======== RECORD EXTRACTS

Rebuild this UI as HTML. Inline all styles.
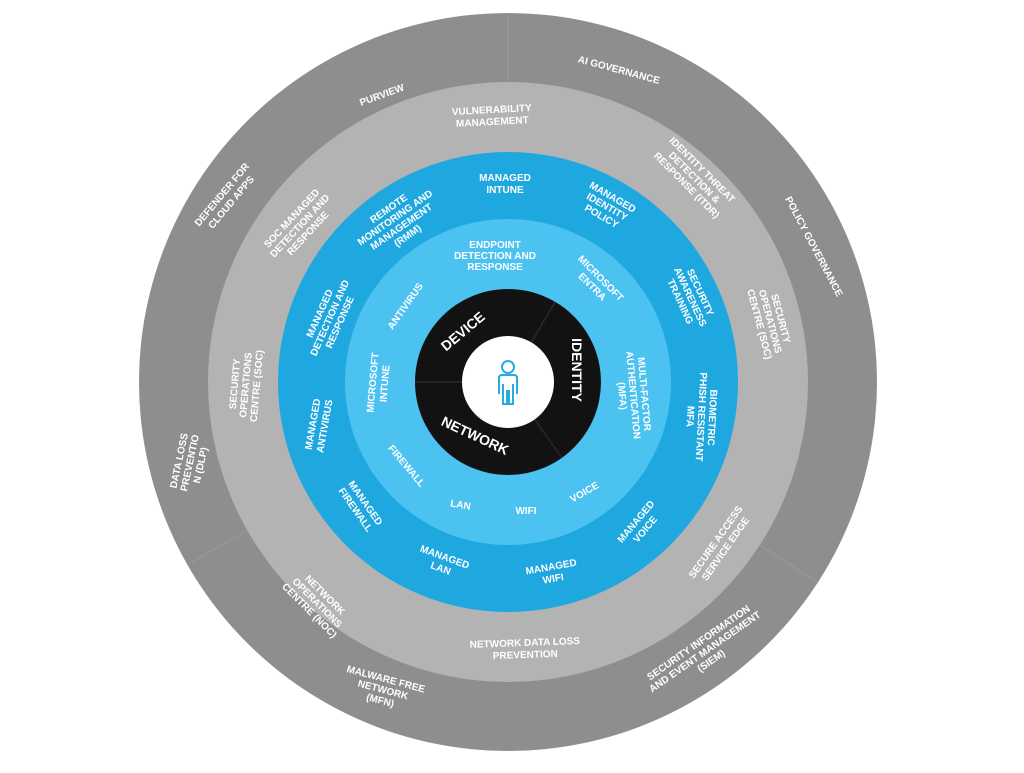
<!DOCTYPE html>
<html><head><meta charset="utf-8"><style>
html,body{margin:0;padding:0;background:#fff;}
svg text{font-family:"Liberation Sans",sans-serif;font-weight:bold;fill:#fff;text-anchor:middle;}
</style></head><body>
<svg width="1024" height="768" viewBox="0 0 1024 768" xmlns="http://www.w3.org/2000/svg">
<circle cx="508" cy="382" r="369" fill="#8e8e8e"/>
<g stroke="#999" stroke-width="1.2">
<line x1="508" y1="13" x2="508" y2="82"/>
<line x1="760" y1="545" x2="818" y2="583"/>
<line x1="252" y1="528" x2="192" y2="562"/>
</g>
<circle cx="508" cy="382" r="300" fill="#b3b3b3"/>
<circle cx="508" cy="382" r="230" fill="#1fa8e0"/>
<circle cx="508" cy="382" r="163" fill="#4cc2f1"/>
<circle cx="508" cy="382" r="93" fill="#121212"/>
<g stroke="#2a2a2a" stroke-width="1.5">
<line x1="508" y1="382" x2="555" y2="302"/>
<line x1="508" y1="382" x2="415" y2="382"/>
<line x1="508" y1="382" x2="562" y2="458"/>
</g>
<circle cx="508" cy="382" r="46" fill="#fff"/>
<g fill="none" stroke="#29aae1" stroke-width="2">
<circle cx="508" cy="367" r="6"/>
<path d="M499 394 L499 378 Q499 375 502 375 L514 375 Q517 375 517 378 L517 394 M503 384 L503 404 L507 404 L507 390 M509 390 L509 404 L513 404 L513 384"/>
</g>
<g font-size="14">
<text transform="translate(466,335) rotate(-40)">DEVICE</text>
<text transform="translate(572,370) rotate(90)">IDENTITY</text>
<text transform="translate(473,440) rotate(25)">NETWORK</text>
</g>
<g font-size="10">
<!-- outer -->
<text transform="translate(383,98) rotate(-20)">PURVIEW</text>
<text transform="translate(618,73) rotate(15)">AI GOVERNANCE</text>
<text transform="translate(811,248) rotate(62)">POLICY GOVERNANCE</text>
<text transform="translate(226,198) rotate(-50)"><tspan x="0" y="-2">DEFENDER FOR</tspan><tspan x="0" y="10">CLOUD APPS</tspan></text>
<text transform="translate(190,463) rotate(-78)"><tspan x="0" y="-8">DATA LOSS</tspan><tspan x="0" y="3">PREVENTIO</tspan><tspan x="0" y="14">N (DLP)</tspan></text>
<text transform="translate(383,690) rotate(15)"><tspan x="0" y="-8">MALWARE FREE</tspan><tspan x="0" y="3">NETWORK</tspan><tspan x="0" y="14">(MFN)</tspan></text>
<text transform="translate(705,652) rotate(-35)"><tspan x="0" y="-8">SECURITY INFORMATION</tspan><tspan x="0" y="3">AND EVENT MANAGEMENT</tspan><tspan x="0" y="14">(SIEM)</tspan></text>
<!-- light grey -->
<text transform="translate(492,115) rotate(-3)"><tspan x="0" y="-2">VULNERABILITY</tspan><tspan x="0" y="10">MANAGEMENT</tspan></text>
<text transform="translate(690,182) rotate(45)"><tspan x="0" y="-14">IDENTITY THREAT</tspan><tspan x="0" y="-3">DETECTION &amp;</tspan><tspan x="0" y="8">RESPONSE (ITDR)</tspan></text>
<text transform="translate(768,322) rotate(75)"><tspan x="0" y="-10">SECURITY</tspan><tspan x="0" y="1">OPERATIONS</tspan><tspan x="0" y="12">CENTRE (SOC)</tspan></text>
<text transform="translate(720,545) rotate(-55)"><tspan x="0" y="-2">SECURE ACCESS</tspan><tspan x="0" y="10">SERVICE EDGE</tspan></text>
<text transform="translate(525,648) rotate(-2)"><tspan x="0" y="-2">NETWORK DATA LOSS</tspan><tspan x="0" y="10">PREVENTION</tspan></text>
<text transform="translate(317,603) rotate(45)"><tspan x="0" y="-8">NETWORK</tspan><tspan x="0" y="3">OPERATIONS</tspan><tspan x="0" y="14">CENTRE (NOC)</tspan></text>
<text transform="translate(246,385) rotate(-85)"><tspan x="0" y="-8">SECURITY</tspan><tspan x="0" y="3">OPERATIONS</tspan><tspan x="0" y="14">CENTRE (SOC)</tspan></text>
<text transform="translate(300,226) rotate(-47)"><tspan x="0" y="-8">SOC MANAGED</tspan><tspan x="0" y="3">DETECTION AND</tspan><tspan x="0" y="14">RESPONSE</tspan></text>
<!-- blue -->
<text transform="translate(505,183)"><tspan x="0" y="-2">MANAGED</tspan><tspan x="0" y="10">INTUNE</tspan></text>
<text transform="translate(607,207) rotate(30)"><tspan x="0" y="-8">MANAGED</tspan><tspan x="0" y="3">IDENTITY</tspan><tspan x="0" y="14">POLICY</tspan></text>
<text transform="translate(690,297) rotate(65)"><tspan x="0" y="-8">SECURITY</tspan><tspan x="0" y="3">AWARENESS</tspan><tspan x="0" y="14">TRAINING</tspan></text>
<text transform="translate(701,417) rotate(93)"><tspan x="0" y="-8">BIOMETRIC</tspan><tspan x="0" y="3">PHISH RESISTANT</tspan><tspan x="0" y="14">MFA</tspan></text>
<text transform="translate(640,525) rotate(-50)"><tspan x="0" y="-2">MANAGED</tspan><tspan x="0" y="10">VOICE</tspan></text>
<text transform="translate(552,572) rotate(-10)"><tspan x="0" y="-2">MANAGED</tspan><tspan x="0" y="10">WIFI</tspan></text>
<text transform="translate(443,562) rotate(20)"><tspan x="0" y="-2">MANAGED</tspan><tspan x="0" y="10">LAN</tspan></text>
<text transform="translate(361,506) rotate(55)"><tspan x="0" y="-2">MANAGED</tspan><tspan x="0" y="10">FIREWALL</tspan></text>
<text transform="translate(318,425) rotate(-80)"><tspan x="0" y="-2">MANAGED</tspan><tspan x="0" y="10">ANTIVIRUS</tspan></text>
<text transform="translate(330,318) rotate(-66)"><tspan x="0" y="-8">MANAGED</tspan><tspan x="0" y="3">DETECTION AND</tspan><tspan x="0" y="14">RESPONSE</tspan></text>
<text transform="translate(398,222) rotate(-35)"><tspan x="0" y="-13">REMOTE</tspan><tspan x="0" y="-2">MONITORING AND</tspan><tspan x="0" y="9">MANAGEMENT</tspan><tspan x="0" y="20">(RMM)</tspan></text>
<!-- light blue -->
<text transform="translate(495,256)"><tspan x="0" y="-8">ENDPOINT</tspan><tspan x="0" y="3">DETECTION AND</tspan><tspan x="0" y="14">RESPONSE</tspan></text>
<text transform="translate(597,282) rotate(45)"><tspan x="0" y="-2">MICROSOFT</tspan><tspan x="0" y="10">ENTRA</tspan></text>
<text transform="translate(633,395) rotate(85)"><tspan x="0" y="-8">MULTI-FACTOR</tspan><tspan x="0" y="3">AUTHENTICATION</tspan><tspan x="0" y="14">(MFA)</tspan></text>
<text transform="translate(586,495) rotate(-30)">VOICE</text>
<text transform="translate(526,514)">WIFI</text>
<text transform="translate(460,508) rotate(10)">LAN</text>
<text transform="translate(404,468) rotate(50)">FIREWALL</text>
<text transform="translate(378,383) rotate(-85)"><tspan x="0" y="-2">MICROSOFT</tspan><tspan x="0" y="10">INTUNE</tspan></text>
<text transform="translate(408,308) rotate(-55)">ANTIVIRUS</text>
</g>
</svg>
</body></html>
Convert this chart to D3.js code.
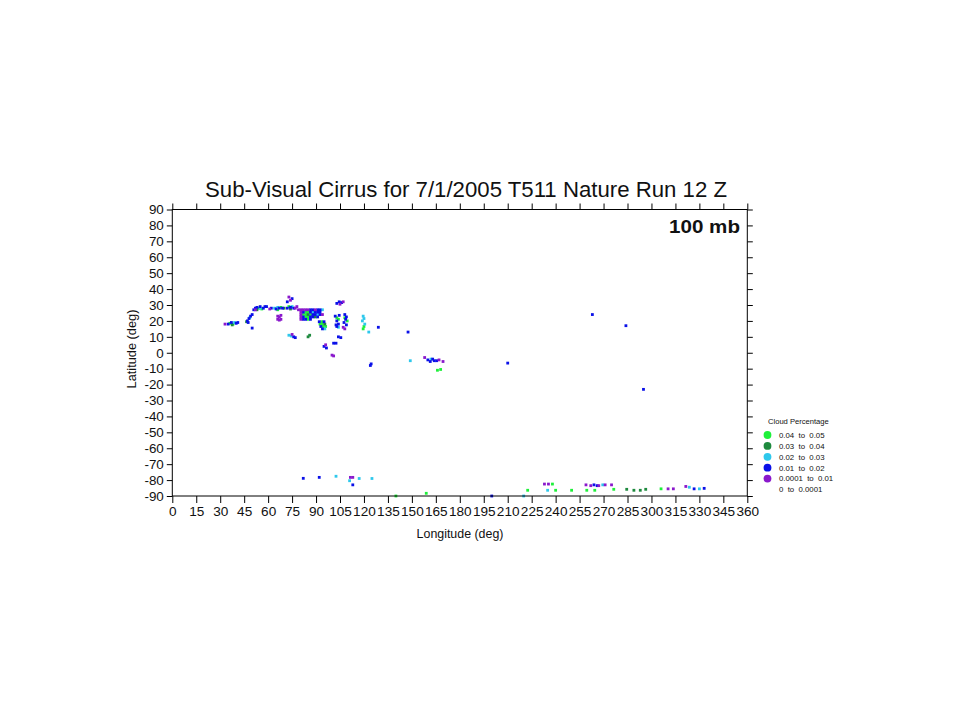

================

• _GIVEN INSTRUCTION_
Make an exact copy of the data, leaving its pictures out.

• _ANSWER_
Rebuild this UI as HTML. Inline all styles.
<!DOCTYPE html>
<html><head><meta charset="utf-8"><style>
html,body{margin:0;padding:0;background:#fff;}
svg text{font-family:"Liberation Sans",sans-serif;font-weight:bold;fill:#fff;text-anchor:middle;}
</style></head><body>
<svg width="1024" height="768" viewBox="0 0 1024 768" xmlns="http://www.w3.org/2000/svg">
<circle cx="508" cy="382" r="369" fill="#8e8e8e"/>
<g stroke="#999" stroke-width="1.2">
<line x1="508" y1="13" x2="508" y2="82"/>
<line x1="760" y1="545" x2="818" y2="583"/>
<line x1="252" y1="528" x2="192" y2="562"/>
</g>
<circle cx="508" cy="382" r="300" fill="#b3b3b3"/>
<circle cx="508" cy="382" r="230" fill="#1fa8e0"/>
<circle cx="508" cy="382" r="163" fill="#4cc2f1"/>
<circle cx="508" cy="382" r="93" fill="#121212"/>
<g stroke="#2a2a2a" stroke-width="1.5">
<line x1="508" y1="382" x2="555" y2="302"/>
<line x1="508" y1="382" x2="415" y2="382"/>
<line x1="508" y1="382" x2="562" y2="458"/>
</g>
<circle cx="508" cy="382" r="46" fill="#fff"/>
<g fill="none" stroke="#29aae1" stroke-width="2">
<circle cx="508" cy="367" r="6"/>
<path d="M499 394 L499 378 Q499 375 502 375 L514 375 Q517 375 517 378 L517 394 M503 384 L503 404 L507 404 L507 390 M509 390 L509 404 L513 404 L513 384"/>
</g>
<g font-size="14">
<text transform="translate(466,335) rotate(-40)">DEVICE</text>
<text transform="translate(572,370) rotate(90)">IDENTITY</text>
<text transform="translate(473,440) rotate(25)">NETWORK</text>
</g>
<g font-size="10">
<!-- outer -->
<text transform="translate(383,98) rotate(-20)">PURVIEW</text>
<text transform="translate(618,73) rotate(15)">AI GOVERNANCE</text>
<text transform="translate(811,248) rotate(62)">POLICY GOVERNANCE</text>
<text transform="translate(226,198) rotate(-50)"><tspan x="0" y="-2">DEFENDER FOR</tspan><tspan x="0" y="10">CLOUD APPS</tspan></text>
<text transform="translate(190,463) rotate(-78)"><tspan x="0" y="-8">DATA LOSS</tspan><tspan x="0" y="3">PREVENTIO</tspan><tspan x="0" y="14">N (DLP)</tspan></text>
<text transform="translate(383,690) rotate(15)"><tspan x="0" y="-8">MALWARE FREE</tspan><tspan x="0" y="3">NETWORK</tspan><tspan x="0" y="14">(MFN)</tspan></text>
<text transform="translate(705,652) rotate(-35)"><tspan x="0" y="-8">SECURITY INFORMATION</tspan><tspan x="0" y="3">AND EVENT MANAGEMENT</tspan><tspan x="0" y="14">(SIEM)</tspan></text>
<!-- light grey -->
<text transform="translate(492,115) rotate(-3)"><tspan x="0" y="-2">VULNERABILITY</tspan><tspan x="0" y="10">MANAGEMENT</tspan></text>
<text transform="translate(690,182) rotate(45)"><tspan x="0" y="-14">IDENTITY THREAT</tspan><tspan x="0" y="-3">DETECTION &amp;</tspan><tspan x="0" y="8">RESPONSE (ITDR)</tspan></text>
<text transform="translate(768,322) rotate(75)"><tspan x="0" y="-10">SECURITY</tspan><tspan x="0" y="1">OPERATIONS</tspan><tspan x="0" y="12">CENTRE (SOC)</tspan></text>
<text transform="translate(720,545) rotate(-55)"><tspan x="0" y="-2">SECURE ACCESS</tspan><tspan x="0" y="10">SERVICE EDGE</tspan></text>
<text transform="translate(525,648) rotate(-2)"><tspan x="0" y="-2">NETWORK DATA LOSS</tspan><tspan x="0" y="10">PREVENTION</tspan></text>
<text transform="translate(317,603) rotate(45)"><tspan x="0" y="-8">NETWORK</tspan><tspan x="0" y="3">OPERATIONS</tspan><tspan x="0" y="14">CENTRE (NOC)</tspan></text>
<text transform="translate(246,385) rotate(-85)"><tspan x="0" y="-8">SECURITY</tspan><tspan x="0" y="3">OPERATIONS</tspan><tspan x="0" y="14">CENTRE (SOC)</tspan></text>
<text transform="translate(300,226) rotate(-47)"><tspan x="0" y="-8">SOC MANAGED</tspan><tspan x="0" y="3">DETECTION AND</tspan><tspan x="0" y="14">RESPONSE</tspan></text>
<!-- blue -->
<text transform="translate(505,183)"><tspan x="0" y="-2">MANAGED</tspan><tspan x="0" y="10">INTUNE</tspan></text>
<text transform="translate(607,207) rotate(30)"><tspan x="0" y="-8">MANAGED</tspan><tspan x="0" y="3">IDENTITY</tspan><tspan x="0" y="14">POLICY</tspan></text>
<text transform="translate(690,297) rotate(65)"><tspan x="0" y="-8">SECURITY</tspan><tspan x="0" y="3">AWARENESS</tspan><tspan x="0" y="14">TRAINING</tspan></text>
<text transform="translate(701,417) rotate(93)"><tspan x="0" y="-8">BIOMETRIC</tspan><tspan x="0" y="3">PHISH RESISTANT</tspan><tspan x="0" y="14">MFA</tspan></text>
<text transform="translate(640,525) rotate(-50)"><tspan x="0" y="-2">MANAGED</tspan><tspan x="0" y="10">VOICE</tspan></text>
<text transform="translate(552,572) rotate(-10)"><tspan x="0" y="-2">MANAGED</tspan><tspan x="0" y="10">WIFI</tspan></text>
<text transform="translate(443,562) rotate(20)"><tspan x="0" y="-2">MANAGED</tspan><tspan x="0" y="10">LAN</tspan></text>
<text transform="translate(361,506) rotate(55)"><tspan x="0" y="-2">MANAGED</tspan><tspan x="0" y="10">FIREWALL</tspan></text>
<text transform="translate(318,425) rotate(-80)"><tspan x="0" y="-2">MANAGED</tspan><tspan x="0" y="10">ANTIVIRUS</tspan></text>
<text transform="translate(330,318) rotate(-66)"><tspan x="0" y="-8">MANAGED</tspan><tspan x="0" y="3">DETECTION AND</tspan><tspan x="0" y="14">RESPONSE</tspan></text>
<text transform="translate(398,222) rotate(-35)"><tspan x="0" y="-13">REMOTE</tspan><tspan x="0" y="-2">MONITORING AND</tspan><tspan x="0" y="9">MANAGEMENT</tspan><tspan x="0" y="20">(RMM)</tspan></text>
<!-- light blue -->
<text transform="translate(495,256)"><tspan x="0" y="-8">ENDPOINT</tspan><tspan x="0" y="3">DETECTION AND</tspan><tspan x="0" y="14">RESPONSE</tspan></text>
<text transform="translate(597,282) rotate(45)"><tspan x="0" y="-2">MICROSOFT</tspan><tspan x="0" y="10">ENTRA</tspan></text>
<text transform="translate(633,395) rotate(85)"><tspan x="0" y="-8">MULTI-FACTOR</tspan><tspan x="0" y="3">AUTHENTICATION</tspan><tspan x="0" y="14">(MFA)</tspan></text>
<text transform="translate(586,495) rotate(-30)">VOICE</text>
<text transform="translate(526,514)">WIFI</text>
<text transform="translate(460,508) rotate(10)">LAN</text>
<text transform="translate(404,468) rotate(50)">FIREWALL</text>
<text transform="translate(378,383) rotate(-85)"><tspan x="0" y="-2">MICROSOFT</tspan><tspan x="0" y="10">INTUNE</tspan></text>
<text transform="translate(408,308) rotate(-55)">ANTIVIRUS</text>
</g>
</svg>
</body></html>
Convert this chart to D3.js code.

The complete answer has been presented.